The NERLP will be implemented in eight districts of the four participating states- Aizawl and Lunglei in Mizoram; Peren and Tuensang in Nagaland; South, West and 15 Panchayat wards of East District in Sikkim; and West and North Districts in Tripura.

“The Government of India is committed to address the development challenges facing the NE states and we hope that the World Bank’s experience in rural livelihood projects worldwide will help improve livelihood opportunities for the rural poor in the region,” said Roberto Zagha, Country Director, World Bank. “The Project will hinge on people’s participation, and village communities will be helped to design livelihood programs that can improve their lives.”

The Project seeks to develop an institutional platform for the communities, which will help them link up with the private sector, public sector, and civil society and to acquire the institutional, technical, and financial capacity needed for improving their livelihoods. Global development experience shows that absolute poverty can be overcome by equipping a member of the household (especially a youth) with employable skills and job creation.

A separate activity for skills development and job placement has thus been included in the project to ensure that such opportunities are available to the rural poor.

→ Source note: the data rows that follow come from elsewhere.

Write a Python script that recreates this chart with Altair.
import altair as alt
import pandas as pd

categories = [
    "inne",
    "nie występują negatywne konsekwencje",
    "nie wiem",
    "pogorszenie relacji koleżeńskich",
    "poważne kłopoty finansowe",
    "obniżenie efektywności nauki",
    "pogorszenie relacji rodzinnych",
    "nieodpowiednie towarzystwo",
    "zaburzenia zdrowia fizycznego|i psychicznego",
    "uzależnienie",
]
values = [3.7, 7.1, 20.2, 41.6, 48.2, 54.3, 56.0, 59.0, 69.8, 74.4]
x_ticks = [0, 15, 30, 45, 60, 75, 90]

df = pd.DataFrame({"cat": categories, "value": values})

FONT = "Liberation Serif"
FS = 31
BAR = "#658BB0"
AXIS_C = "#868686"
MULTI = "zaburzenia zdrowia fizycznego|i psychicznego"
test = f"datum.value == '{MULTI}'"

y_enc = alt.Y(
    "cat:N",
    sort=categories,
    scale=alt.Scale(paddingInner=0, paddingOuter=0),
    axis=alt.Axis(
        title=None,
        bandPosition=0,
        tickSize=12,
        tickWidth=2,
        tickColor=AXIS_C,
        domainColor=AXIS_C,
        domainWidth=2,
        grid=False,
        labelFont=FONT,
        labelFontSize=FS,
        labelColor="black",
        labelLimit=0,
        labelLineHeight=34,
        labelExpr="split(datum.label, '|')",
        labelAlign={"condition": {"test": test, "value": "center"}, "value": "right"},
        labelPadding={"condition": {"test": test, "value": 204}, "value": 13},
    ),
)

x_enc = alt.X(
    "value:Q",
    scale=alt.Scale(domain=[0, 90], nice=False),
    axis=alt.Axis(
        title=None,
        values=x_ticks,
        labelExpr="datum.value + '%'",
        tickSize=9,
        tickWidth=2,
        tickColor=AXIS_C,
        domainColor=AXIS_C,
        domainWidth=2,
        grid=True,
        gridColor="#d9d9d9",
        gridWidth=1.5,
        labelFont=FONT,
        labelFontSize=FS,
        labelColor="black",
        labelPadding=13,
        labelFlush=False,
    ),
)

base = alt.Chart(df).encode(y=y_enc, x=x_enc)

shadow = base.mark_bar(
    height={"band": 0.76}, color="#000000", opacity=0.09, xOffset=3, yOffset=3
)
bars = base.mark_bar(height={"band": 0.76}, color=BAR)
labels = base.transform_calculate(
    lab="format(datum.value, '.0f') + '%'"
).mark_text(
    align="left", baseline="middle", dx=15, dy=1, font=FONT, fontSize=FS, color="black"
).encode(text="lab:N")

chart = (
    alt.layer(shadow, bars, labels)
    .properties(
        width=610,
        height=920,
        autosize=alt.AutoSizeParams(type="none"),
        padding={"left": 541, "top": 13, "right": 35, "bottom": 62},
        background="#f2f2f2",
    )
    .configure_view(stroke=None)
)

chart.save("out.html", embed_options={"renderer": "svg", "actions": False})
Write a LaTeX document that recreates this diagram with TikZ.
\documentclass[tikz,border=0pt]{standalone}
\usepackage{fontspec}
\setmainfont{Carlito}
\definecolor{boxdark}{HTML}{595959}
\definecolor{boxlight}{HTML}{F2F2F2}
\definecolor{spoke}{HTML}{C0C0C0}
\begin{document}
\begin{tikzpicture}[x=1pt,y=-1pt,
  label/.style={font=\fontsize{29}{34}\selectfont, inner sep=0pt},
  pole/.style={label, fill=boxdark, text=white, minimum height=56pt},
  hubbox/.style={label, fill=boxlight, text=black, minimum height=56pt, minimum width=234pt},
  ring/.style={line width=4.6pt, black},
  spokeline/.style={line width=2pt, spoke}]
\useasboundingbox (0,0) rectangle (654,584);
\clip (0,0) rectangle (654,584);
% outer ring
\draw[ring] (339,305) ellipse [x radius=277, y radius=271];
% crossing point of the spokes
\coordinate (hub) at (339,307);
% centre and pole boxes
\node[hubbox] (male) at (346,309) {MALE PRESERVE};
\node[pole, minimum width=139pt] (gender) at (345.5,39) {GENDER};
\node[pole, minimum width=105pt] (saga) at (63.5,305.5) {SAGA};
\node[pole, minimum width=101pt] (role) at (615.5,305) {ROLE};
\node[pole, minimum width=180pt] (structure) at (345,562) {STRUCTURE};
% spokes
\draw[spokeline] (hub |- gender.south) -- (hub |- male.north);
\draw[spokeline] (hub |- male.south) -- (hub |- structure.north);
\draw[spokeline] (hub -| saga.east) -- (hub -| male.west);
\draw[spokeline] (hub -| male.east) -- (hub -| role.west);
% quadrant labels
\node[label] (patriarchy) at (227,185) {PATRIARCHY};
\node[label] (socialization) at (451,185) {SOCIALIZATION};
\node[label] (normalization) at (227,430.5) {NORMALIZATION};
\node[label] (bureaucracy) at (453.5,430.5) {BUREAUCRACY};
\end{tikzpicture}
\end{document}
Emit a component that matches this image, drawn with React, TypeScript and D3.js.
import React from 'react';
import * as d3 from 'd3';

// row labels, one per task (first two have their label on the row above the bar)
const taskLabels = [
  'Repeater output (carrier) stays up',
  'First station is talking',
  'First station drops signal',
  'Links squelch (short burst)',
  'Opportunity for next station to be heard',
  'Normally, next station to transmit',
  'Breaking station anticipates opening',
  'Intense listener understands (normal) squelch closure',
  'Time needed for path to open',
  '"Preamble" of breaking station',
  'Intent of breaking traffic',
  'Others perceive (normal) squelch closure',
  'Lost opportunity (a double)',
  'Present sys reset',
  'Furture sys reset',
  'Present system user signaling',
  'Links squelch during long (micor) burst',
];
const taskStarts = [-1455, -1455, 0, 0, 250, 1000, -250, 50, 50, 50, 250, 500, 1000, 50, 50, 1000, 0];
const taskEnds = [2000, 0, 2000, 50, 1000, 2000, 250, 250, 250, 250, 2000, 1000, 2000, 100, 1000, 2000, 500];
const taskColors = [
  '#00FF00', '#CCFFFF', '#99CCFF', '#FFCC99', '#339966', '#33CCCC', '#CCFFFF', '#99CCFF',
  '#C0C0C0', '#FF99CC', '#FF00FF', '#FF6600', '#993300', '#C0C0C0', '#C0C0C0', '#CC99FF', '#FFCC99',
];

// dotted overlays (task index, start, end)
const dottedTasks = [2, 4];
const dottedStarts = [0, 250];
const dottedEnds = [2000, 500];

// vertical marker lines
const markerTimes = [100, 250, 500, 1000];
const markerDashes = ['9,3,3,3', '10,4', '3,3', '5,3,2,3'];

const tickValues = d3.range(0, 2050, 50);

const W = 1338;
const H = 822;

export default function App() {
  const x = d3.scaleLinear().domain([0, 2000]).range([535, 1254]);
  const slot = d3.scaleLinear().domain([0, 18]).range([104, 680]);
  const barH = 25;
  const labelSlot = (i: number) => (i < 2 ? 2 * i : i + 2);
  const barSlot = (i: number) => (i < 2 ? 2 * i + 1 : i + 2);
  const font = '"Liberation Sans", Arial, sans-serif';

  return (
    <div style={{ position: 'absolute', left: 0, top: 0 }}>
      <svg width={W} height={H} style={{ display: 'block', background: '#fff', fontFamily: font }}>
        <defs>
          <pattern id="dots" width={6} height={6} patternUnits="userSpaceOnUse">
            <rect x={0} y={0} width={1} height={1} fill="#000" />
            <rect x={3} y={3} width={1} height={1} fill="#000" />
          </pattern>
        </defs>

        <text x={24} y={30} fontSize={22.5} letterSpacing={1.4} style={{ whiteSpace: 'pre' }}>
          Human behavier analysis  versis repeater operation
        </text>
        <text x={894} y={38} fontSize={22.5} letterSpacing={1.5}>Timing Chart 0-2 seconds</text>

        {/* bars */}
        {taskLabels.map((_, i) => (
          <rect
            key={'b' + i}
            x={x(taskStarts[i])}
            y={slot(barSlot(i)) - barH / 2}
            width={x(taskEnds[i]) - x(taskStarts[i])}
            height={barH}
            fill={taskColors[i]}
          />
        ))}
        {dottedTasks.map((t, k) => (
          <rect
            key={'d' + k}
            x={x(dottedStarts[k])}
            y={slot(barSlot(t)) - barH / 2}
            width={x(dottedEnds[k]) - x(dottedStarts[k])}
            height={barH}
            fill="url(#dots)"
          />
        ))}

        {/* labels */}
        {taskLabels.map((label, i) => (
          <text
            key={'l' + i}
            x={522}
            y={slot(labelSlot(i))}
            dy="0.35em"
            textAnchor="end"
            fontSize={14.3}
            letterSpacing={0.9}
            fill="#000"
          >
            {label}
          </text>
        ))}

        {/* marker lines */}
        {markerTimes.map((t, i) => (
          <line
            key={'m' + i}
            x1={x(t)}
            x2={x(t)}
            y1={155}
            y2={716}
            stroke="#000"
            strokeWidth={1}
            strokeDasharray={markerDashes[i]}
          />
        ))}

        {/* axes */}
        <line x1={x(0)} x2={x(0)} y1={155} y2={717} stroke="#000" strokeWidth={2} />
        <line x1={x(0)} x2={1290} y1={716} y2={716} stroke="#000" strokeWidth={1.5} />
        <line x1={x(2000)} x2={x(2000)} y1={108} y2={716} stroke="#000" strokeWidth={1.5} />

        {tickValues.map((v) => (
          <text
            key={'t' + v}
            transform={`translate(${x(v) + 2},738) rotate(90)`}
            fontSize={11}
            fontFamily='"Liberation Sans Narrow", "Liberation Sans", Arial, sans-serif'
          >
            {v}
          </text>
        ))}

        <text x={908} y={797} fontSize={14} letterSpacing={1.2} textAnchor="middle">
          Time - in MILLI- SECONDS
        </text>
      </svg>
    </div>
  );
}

Some livelihood opportunities envisaged under the Project include natural resource management activities such as forest management, non-timber forest produce storage and processing, horticulture, preservation of riverine fishes, water harvesting and recharging of ground/surface water in the villages; Community-based infrastructure activities like upgrading of small agricultural link roads, micro hydro-power schemes, wind-cum-solar mills, to name a few.